Unlike Conran, Oliver Peyton is not yet a household name. But there isn't a twentysomething on the up who hasn't heard of the Atlantic Bar and Grill, a subterranean splash of glitz, glamour and grandeur reminiscent of Astaire and Rogers and less than 50 yards from Piccadilly Circus. Luckily for Peyton, it turned out to have an historical 3 a.m. drinking licence, one of only a handful. Since opening six years ago, the Atlantic shows no sign of losing its appeal. Fire regulations allow 500 in at any one time, and heavies on the roped-off entrance have to regulate the flow - it's like a club with no membership restrictions. Last summer even Peyton was stopped as he tried to get in with Alexander McQueen. "We were pretty merry, and there were about six of us, and when I took the rope off, the doorman said `And what do you think you're doing?' "
In 1995 he opened Coast. Carved from a former car-showroom in Mayfair, it retained the Atlantic's scale, but in a modern design context. Indeed, design was so much to the fore that critics were confounded when Coast went on to win the Times Best Restaurant and Time Out Restaurant of the Year awards. Isola - Italian, as its name would suggest - opened in October and there are three more projects in the pipeline, including a club in the City, complete with tailoring service on site and the catering franchise for London's newest museum, Somerset House, which will include a deli.
As for Ireland, Oliver Peyton is "always looking". But, he says, he can only do it when it's right. "And when we go to Dublin we won't open one place, we'll open a number of places." Club, bar-restaurant, country house hotel. The reason it hasn't happened yet? "Because I've found it very difficult to get a deal."
A while back Peyton was involved in a joint venture in Dublin with Paul McGuinness and London's Groucho Club. But no dice. "Dublin is in a way much more competitive than London, much more aggressive. The art of the deal was probably written in Dublin. You've got to get up earlier. But Ireland is a great place and for me and my sisters it's very important that at the first level we establish ourselves in Ireland. It's home."
Oliver Peyton was born in Sligo but he grew up in Swinford, Co Mayo. His mother comes from Knock and it was her cooking, he says, that sparked his love affair with food, because from then on it was downhill. Boarding school at St Mary's in Dundalk was followed by Summerhill in Sligo. The food in both establishments he remembers "was utterly disgusting".
The name Peyton was originally French and his first name has no Cromwellian connotations whatsoever. He laughs out loud at the very suggestion. If I needed any convincing, he says, his three sisters, who all work with him, are called Siobhan, Catriona and Mary. "This is not just a one man show," he insists. "I'm the front man, the chairman.

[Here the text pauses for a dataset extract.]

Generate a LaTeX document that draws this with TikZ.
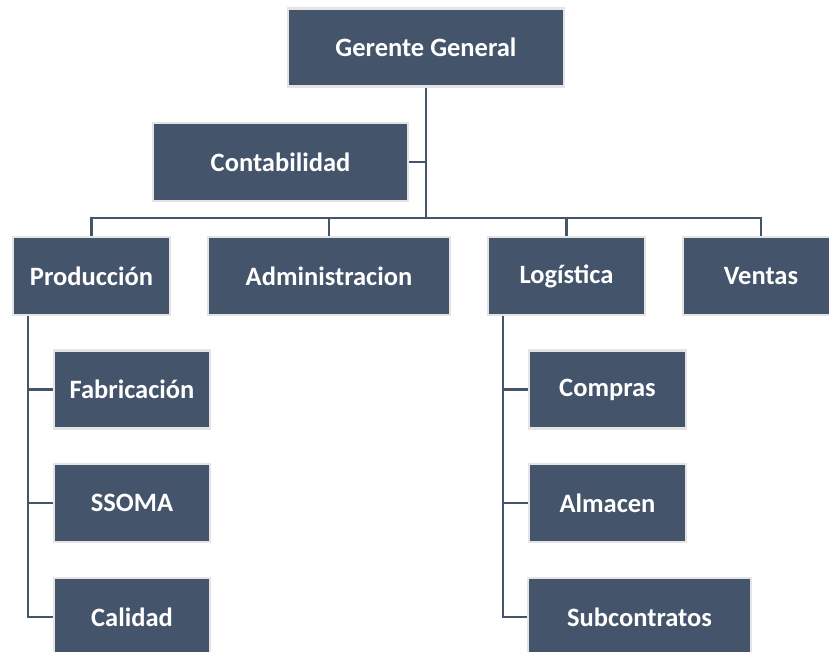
\documentclass[tikz,border=0pt]{standalone}
\usepackage{fontspec}
\setmainfont{Carlito}
\definecolor{boxfill}{HTML}{44546A}
\definecolor{boxedge}{HTML}{E4E4E4}
\begin{document}
\begin{tikzpicture}[x=1pt,y=-1pt,
  unit/.style={rectangle, fill=boxfill, draw=boxedge, line width=2.5pt,
    minimum height=78pt, text=white, inner sep=0pt,
    font=\fontsize{26.5}{30}\selectfont\bfseries},
  link/.style={draw=boxfill, line width=2.5pt}]
\useasboundingbox (0,0) rectangle (829,651);
\clip (0,0) rectangle (829,651);

% top level
\node[unit, minimum width=276pt] (gg)   at (426,47.5) {Gerente General};
\node[unit, minimum width=255pt] (cont) at (280.5,162) {Contabilidad};

% departments
\node[unit, minimum width=157pt] (prod) at (91.5,276) {Producción};
\node[unit, minimum width=242pt] (adm)  at (329,276)  {Administracion};
\node[unit, minimum width=157pt] (log)  at (566.5,276) {Logística};
\node[unit, minimum width=156pt] (ven)  at (761,276)  {Ventas};

% production units
\node[unit, minimum width=156pt] (fab)   at (132,389.5) {Fabricación};
\node[unit, minimum width=156pt] (ssoma) at (132,503)   {SSOMA};
\node[unit, minimum width=156pt] (cal)   at (132,617)   {Calidad};

% logistics units
\node[unit, minimum width=157pt] (comp) at (607.5,389.5) {Compras};
\node[unit, minimum width=157pt] (alm)  at (607.5,503)   {Almacen};
\node[unit, minimum width=223pt] (sub)  at (639.5,617)   {Subcontratos};

% connectors
\coordinate (bus) at (0,218);
\draw[link] (gg.south) -- (gg.south |- bus);
\draw[link] (cont.east) -- (gg.south |- cont.east);
\draw[link] (prod.north) -- (prod.north |- bus) -- (ven.north |- bus) -- (ven.north);
\draw[link] (adm.north) -- (adm.north |- bus);
\draw[link] (log.north) -- (log.north |- bus);

\coordinate (ptrunk) at ([xshift=16pt]prod.south west);
\draw[link] (ptrunk) |- (cal.west);
\draw[link] (fab.west) -- (fab.west -| ptrunk);
\draw[link] (ssoma.west) -- (ssoma.west -| ptrunk);

\coordinate (ltrunk) at ([xshift=16pt]log.south west);
\draw[link] (ltrunk) |- (sub.west);
\draw[link] (comp.west) -- (comp.west -| ltrunk);
\draw[link] (alm.west) -- (alm.west -| ltrunk);
\end{tikzpicture}
\end{document}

But I've always worked with my family and they have a very very important role and I don't want to downplay their importance."
At 17, with a scholarship from the Confederation of Irish Industries, he went to Leicester Polytechnic. At the time, his mother had a textile business and the plan was to return and inject new ideas and energy. But more than anything Peyton was determined to make money, and he was soon running one-off nightclubs. After Leicester came Brighton where he went into the nightclub business proper. However, he knew the serious money lay in London. Timing was perfect. It was now the 1980s, the City was booming and a new generation was emerging, of people with money in their pockets and who didn't want warm beer in "spitand-sawdust" pubs.
In his clubs he sold a new category, designer beer, which he then began to import. Then came Absolut vodka. Peyton's pitch for the franchise, to rebrand it as a design-led, full-strength spirit, so impressed the Swedish that they dumped 5,000 cases of 37.5 per cent drink destined for working men's clubs.
Oliver Peyton admits to being obsessive about design. But good design means nothing on its own, he insists. "What we try to deliver is cutting edge ideas with substance. And that's always been our philosophy. There's no point having a nicely designed place if you're not doing the business as well. Restaurants are busy if they are good. That's the bottom line."
At the time Oliver Peyton started out in the early 1980s - before the world heard about U2 - Britain wasn't the obvious place for a young Irishman to make his fortune. "There was still a lot of racism towards Irish people. It was a shock to my system and I think that fuelled my ambition. I was part of a new generation of Irish people whose horizons were much broader and I think, I hope, I was part of something that changed Britain's perception of Irish people: I think I have had a hopefully positive effect on how Ireland is perceived in Britain. I don't mean to put myself up, but I'm proud of the fact that I'm Irish and I'm very glad that I'm Irish."
As for taking life easier, Peyton has heeded his wife's advice. He switches his mobile off when he's at home. He walks to work. He's stopped drinking. Though that may have something to do with his proposed Easter break: cycling from Lisbon to Barcelona for charity, 125 miles a day for seven days, he tells me proudly. And with a flourish, he takes another drag on his cigarette.